(Supplied data)
□ □ □ □ □ □ □
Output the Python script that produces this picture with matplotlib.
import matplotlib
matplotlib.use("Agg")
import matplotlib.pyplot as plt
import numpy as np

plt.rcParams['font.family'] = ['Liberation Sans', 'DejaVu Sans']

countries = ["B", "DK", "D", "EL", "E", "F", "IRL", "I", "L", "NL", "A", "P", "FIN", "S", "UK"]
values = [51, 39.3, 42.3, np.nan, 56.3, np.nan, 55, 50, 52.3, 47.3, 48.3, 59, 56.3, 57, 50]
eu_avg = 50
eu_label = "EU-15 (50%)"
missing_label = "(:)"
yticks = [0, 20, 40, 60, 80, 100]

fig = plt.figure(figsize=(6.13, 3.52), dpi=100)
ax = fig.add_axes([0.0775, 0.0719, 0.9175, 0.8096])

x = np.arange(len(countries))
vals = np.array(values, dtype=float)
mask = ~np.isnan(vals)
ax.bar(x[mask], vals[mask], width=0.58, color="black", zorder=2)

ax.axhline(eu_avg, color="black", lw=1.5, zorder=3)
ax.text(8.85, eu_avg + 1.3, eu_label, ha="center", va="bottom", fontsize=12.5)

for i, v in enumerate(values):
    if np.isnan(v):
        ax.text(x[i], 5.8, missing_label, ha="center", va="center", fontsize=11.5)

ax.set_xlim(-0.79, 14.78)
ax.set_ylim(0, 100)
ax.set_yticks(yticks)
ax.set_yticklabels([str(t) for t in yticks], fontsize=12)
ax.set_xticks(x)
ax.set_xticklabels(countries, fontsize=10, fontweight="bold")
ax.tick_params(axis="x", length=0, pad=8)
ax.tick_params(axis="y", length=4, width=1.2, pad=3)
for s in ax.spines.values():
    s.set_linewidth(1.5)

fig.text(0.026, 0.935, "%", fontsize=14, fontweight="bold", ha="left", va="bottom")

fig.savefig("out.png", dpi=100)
□ □ □ □ □ □ □
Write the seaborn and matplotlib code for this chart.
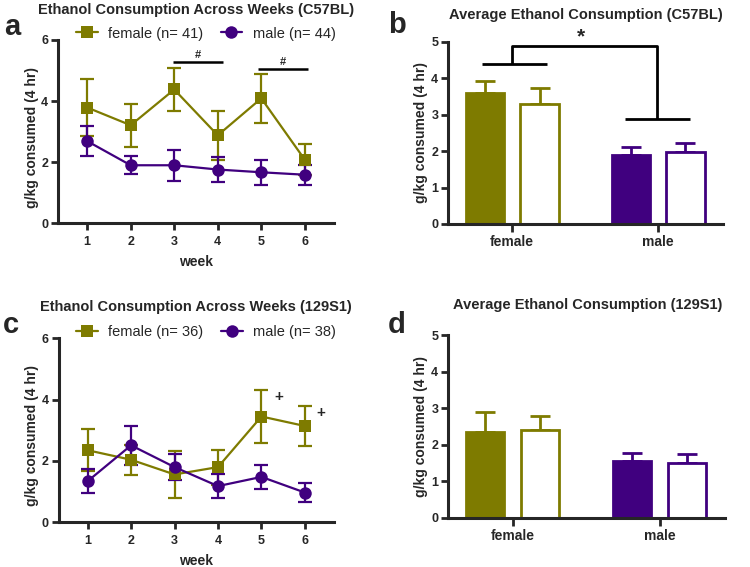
□ □ □ □ □ □ □
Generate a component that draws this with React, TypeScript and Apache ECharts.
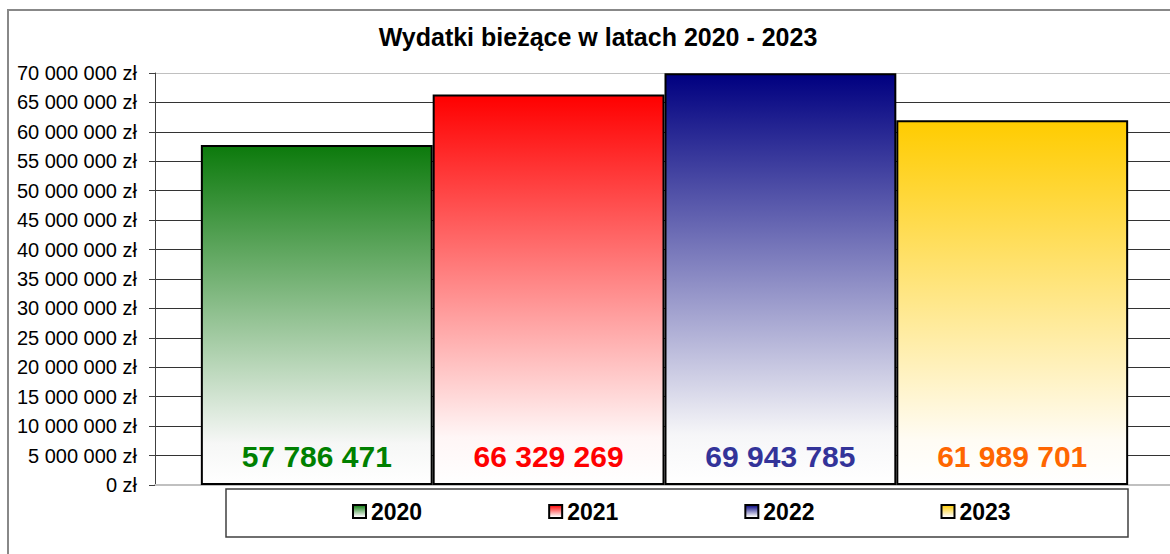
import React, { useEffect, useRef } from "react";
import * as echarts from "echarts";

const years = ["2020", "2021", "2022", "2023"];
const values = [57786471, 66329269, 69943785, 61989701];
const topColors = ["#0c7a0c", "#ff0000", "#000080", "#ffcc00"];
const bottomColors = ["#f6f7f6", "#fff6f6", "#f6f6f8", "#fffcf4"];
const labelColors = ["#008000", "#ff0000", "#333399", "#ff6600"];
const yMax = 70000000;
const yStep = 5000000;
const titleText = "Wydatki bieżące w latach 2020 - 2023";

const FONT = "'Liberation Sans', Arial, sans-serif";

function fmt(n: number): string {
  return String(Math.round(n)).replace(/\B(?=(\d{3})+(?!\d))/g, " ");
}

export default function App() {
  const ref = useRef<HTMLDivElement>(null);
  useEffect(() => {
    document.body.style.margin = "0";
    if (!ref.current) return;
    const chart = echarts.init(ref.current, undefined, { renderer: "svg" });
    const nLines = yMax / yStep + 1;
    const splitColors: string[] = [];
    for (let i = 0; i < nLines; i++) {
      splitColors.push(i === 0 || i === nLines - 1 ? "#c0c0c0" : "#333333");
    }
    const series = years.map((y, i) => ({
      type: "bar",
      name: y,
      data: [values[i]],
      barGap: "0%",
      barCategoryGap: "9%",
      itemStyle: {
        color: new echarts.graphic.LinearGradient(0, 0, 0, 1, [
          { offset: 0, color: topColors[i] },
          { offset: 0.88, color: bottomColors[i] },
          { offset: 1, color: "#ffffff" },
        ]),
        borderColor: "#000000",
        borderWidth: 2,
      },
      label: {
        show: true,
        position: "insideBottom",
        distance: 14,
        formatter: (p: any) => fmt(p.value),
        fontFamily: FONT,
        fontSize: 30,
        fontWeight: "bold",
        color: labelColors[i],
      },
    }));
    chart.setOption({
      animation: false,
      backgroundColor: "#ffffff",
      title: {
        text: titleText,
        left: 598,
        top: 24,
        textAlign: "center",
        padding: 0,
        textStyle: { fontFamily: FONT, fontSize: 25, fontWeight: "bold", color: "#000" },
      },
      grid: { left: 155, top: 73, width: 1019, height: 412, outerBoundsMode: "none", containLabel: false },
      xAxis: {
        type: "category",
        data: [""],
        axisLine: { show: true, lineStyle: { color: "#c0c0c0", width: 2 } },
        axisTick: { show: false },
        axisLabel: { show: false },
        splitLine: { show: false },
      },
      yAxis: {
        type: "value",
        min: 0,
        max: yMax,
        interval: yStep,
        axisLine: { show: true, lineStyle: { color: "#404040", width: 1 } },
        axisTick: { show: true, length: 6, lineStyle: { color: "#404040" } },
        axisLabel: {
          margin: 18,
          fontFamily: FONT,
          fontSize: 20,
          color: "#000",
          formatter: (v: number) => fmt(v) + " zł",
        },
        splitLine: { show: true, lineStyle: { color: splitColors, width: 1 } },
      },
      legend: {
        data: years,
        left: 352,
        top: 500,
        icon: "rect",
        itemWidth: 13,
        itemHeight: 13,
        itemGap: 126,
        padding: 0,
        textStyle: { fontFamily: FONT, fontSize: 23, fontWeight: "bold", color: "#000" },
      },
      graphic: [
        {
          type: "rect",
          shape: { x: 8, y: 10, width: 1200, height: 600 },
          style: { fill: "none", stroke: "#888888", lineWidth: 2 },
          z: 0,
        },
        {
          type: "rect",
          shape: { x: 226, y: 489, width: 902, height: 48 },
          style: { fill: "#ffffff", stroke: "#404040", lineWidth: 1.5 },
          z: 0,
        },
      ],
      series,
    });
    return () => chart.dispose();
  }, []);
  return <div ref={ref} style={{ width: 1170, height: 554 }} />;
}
□ □ □ □ □ □ □
(Task details) Your task is to repeat exactly the lines from the one that contains "Output the Python" through the one that contains "plt.rcParams['font.family'] = ['Liberation", with both end lines included.

(The result)
Output the Python script that produces this picture with matplotlib.
import matplotlib
matplotlib.use("Agg")
import matplotlib.pyplot as plt
import numpy as np

plt.rcParams['font.family'] = ['Liberation Sans', 'DejaVu Sans']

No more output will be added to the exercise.